Apple Backports Coruna Exploit Fixes to Older iPhone and iPad Models

Apple released emergency security updates for older devices to block exploitation associated with the **Coruna** exploit chain, backporting fixes previously delivered in newer iOS branches. The updates target legacy hardware that cannot move to the latest operating systems, with reporting indicating **iOS 15.8.7** and *iPadOS 15.8.7* protect devices such as the iPhone 6s, iPhone 7, first-generation iPhone SE, iPad Air 2, iPad mini 4, and iPod touch 7. The attack path described for Coruna combines multiple flaws in the **kernel** and **WebKit**, enabling device compromise through malicious web content and potentially leading to arbitrary code execution with elevated privileges.

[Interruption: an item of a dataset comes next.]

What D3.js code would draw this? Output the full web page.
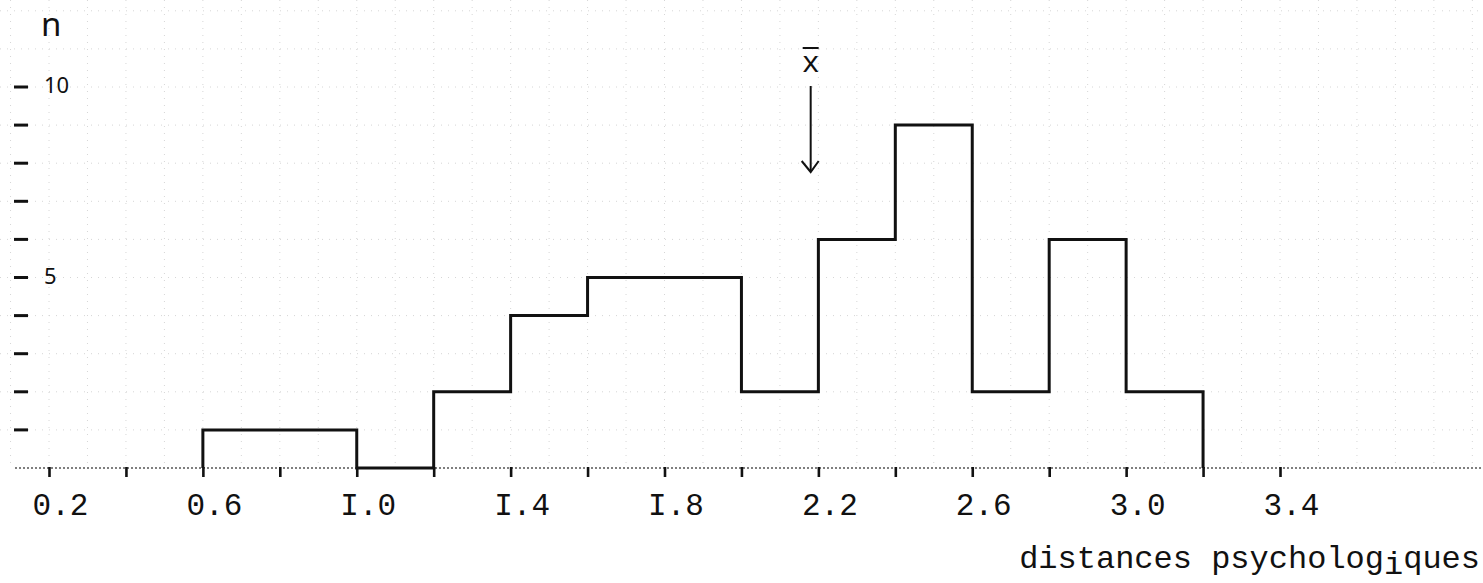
<!DOCTYPE html>
<html>
<head>
<meta charset="utf-8">
<script src="https://cdn.jsdelivr.net/npm/d3@7"></script>
<style>
  html, body { margin: 0; padding: 0; background: #fff; }
  svg { display: block; }
</style>
</head>
<body>
<svg id="chart" width="1483" height="583"></svg>
<script>
// Histogram of psychological distances: bins of width 0.2, counts per bin
const binStarts = [0.6, 0.8, 1.0, 1.2, 1.4, 1.6, 1.8, 2.0, 2.2, 2.4, 2.6, 2.8, 3.0];
const binCounts = [1, 1, 0, 2, 4, 5, 5, 2, 6, 9, 2, 6, 2];
const binWidth = 0.2;
const meanValue = 2.18;

// Axis ticks and labels
const xTickValues = [0.2, 0.4, 0.6, 0.8, 1.0, 1.2, 1.4, 1.6, 1.8, 2.0, 2.2, 2.4, 2.6, 2.8, 3.0, 3.2, 3.4];
const xLabelValues = [0.2, 0.6, 1.0, 1.4, 1.8, 2.2, 2.6, 3.0, 3.4];
const xLabels = ["0.2", "0.6", "I.0", "I.4", "I.8", "2.2", "2.6", "3.0", "3.4"];
const yTickValues = [1, 2, 3, 4, 5, 6, 7, 8, 9, 10];
const yLabelValues = [10, 5];
const yLabels = ["10", "5"];
const xTitle = ["distances psycholog", "i", "ques"];
const yTitle = "n";

const W = 1483, H = 583;
const svg = d3.select("#chart");

const x = d3.scaleLinear().domain([0.2, 3.4]).range([49, 1280]);
const y = d3.scaleLinear().domain([0, 10]).range([468, 87]);

const mono = "'Liberation Mono', 'DejaVu Sans Mono', monospace";
const hand = "'Noto Sans', 'DejaVu Sans', sans-serif";

// Faint graph-paper grid
const grid = svg.append("g").attr("stroke", "#d6d6d6").attr("stroke-width", 1)
  .attr("stroke-dasharray", "1,6").attr("fill", "none");
const gx = d3.range(-1, 38).map(k => 0.2 + k * 0.1);
grid.selectAll("line.v").data(gx).join("line").attr("class", "v")
  .attr("x1", d => x(d)).attr("x2", d => x(d))
  .attr("y1", 0).attr("y2", y(0));
grid.selectAll("line.h").data(d3.range(1, 13)).join("line").attr("class", "h")
  .attr("x1", 0).attr("x2", W)
  .attr("y1", d => y(d)).attr("y2", d => y(d));

// Baseline (dotted)
svg.append("line")
  .attr("x1", 15).attr("x2", W).attr("y1", y(0)).attr("y2", y(0))
  .attr("stroke", "#555").attr("stroke-width", 1.4).attr("stroke-dasharray", "2,2");

// X tick marks (every 0.2)
const xTickAxis = d3.axisBottom(x).tickValues(xTickValues).tickSize(10).tickFormat("");
const gxt = svg.append("g").attr("transform", `translate(0,${y(0) - 1})`).call(xTickAxis);
gxt.select(".domain").remove();
gxt.selectAll(".tick line").attr("stroke", "#111").attr("stroke-width", 2.6);

// X labels (typewritten)
const xLabelAxis = d3.axisBottom(x).tickValues(xLabelValues).tickSize(0)
  .tickFormat((d, i) => xLabels[i]);
const gxl = svg.append("g").attr("transform", `translate(11,${y(0)})`).call(xLabelAxis);
gxl.select(".domain").remove();
gxl.selectAll(".tick text")
  .attr("y", 47).attr("dy", null)
  .attr("font-family", mono).attr("font-size", 31).attr("fill", "#111");

// Y tick marks
svg.append("g").selectAll("line").data(yTickValues).join("line")
  .attr("x1", 14).attr("x2", 28)
  .attr("y1", d => y(d)).attr("y2", d => y(d))
  .attr("stroke", "#111").attr("stroke-width", 3);

// Y labels (handwritten style)
svg.append("g").selectAll("text").data(yLabelValues).join("text")
  .attr("x", 44).attr("y", d => y(d) + 6)
  .attr("font-family", hand).attr("font-size", 22).attr("fill", "#111")
  .text((d, i) => yLabels[i]);

svg.append("text").attr("x", 41).attr("y", 36)
  .attr("font-family", hand).attr("font-size", 33).attr("fill", "#111")
  .text(yTitle);

// Histogram outline
const pts = [{ x: binStarts[0], y: 0 }]
  .concat(binStarts.map((s, i) => ({ x: s, y: binCounts[i] })))
  .concat([{ x: binStarts[binStarts.length - 1] + binWidth, y: 0 }]);
const line = d3.line().x(d => x(d.x)).y(d => y(d.y)).curve(d3.curveStepAfter);
svg.append("path").attr("d", line(pts))
  .attr("fill", "none").attr("stroke", "#111").attr("stroke-width", 3)
  .attr("stroke-linejoin", "miter");

// Mean marker: x-bar with arrow
const mx = x(meanValue);
svg.append("text").attr("x", mx).attr("y", 72).attr("text-anchor", "middle")
  .attr("font-family", mono).attr("font-size", 30).attr("fill", "#111")
  .text("x");
svg.append("line").attr("x1", mx - 8).attr("x2", mx + 8).attr("y1", 48).attr("y2", 48)
  .attr("stroke", "#111").attr("stroke-width", 2);
svg.append("line").attr("x1", mx).attr("x2", mx).attr("y1", 86).attr("y2", 171)
  .attr("stroke", "#111").attr("stroke-width", 2);
svg.append("path")
  .attr("d", `M${mx - 9},${161} L${mx},${172} L${mx + 8},${161}`)
  .attr("fill", "none").attr("stroke", "#111").attr("stroke-width", 2);

// X axis title
const t = svg.append("text").attr("x", 1480).attr("y", 568).attr("text-anchor", "end")
  .attr("font-family", mono).attr("font-size", 32).attr("fill", "#111");
t.append("tspan").text(xTitle[0]);
t.append("tspan").attr("dy", 6).text(xTitle[1]);
t.append("tspan").attr("dy", -6).text(xTitle[2]);
</script>
</body>
</html>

Apple’s security documentation also confirms a related backport in **iOS 16.7.15** and *iPadOS 16.7.15* for slightly newer but still unsupported models, including iPhone 8, iPhone 8 Plus, iPhone X, and several older iPads. That advisory ties the Coruna exploit to **CVE-2023-43010**, a memory corruption issue triggered by processing crafted web content, and states the fix was originally shipped in **iOS 17.2** before being brought to devices unable to upgrade further. Together, the updates show Apple is extending protections against an actively weaponized exploit chain across multiple older device families rather than limiting remediation to current-generation platforms.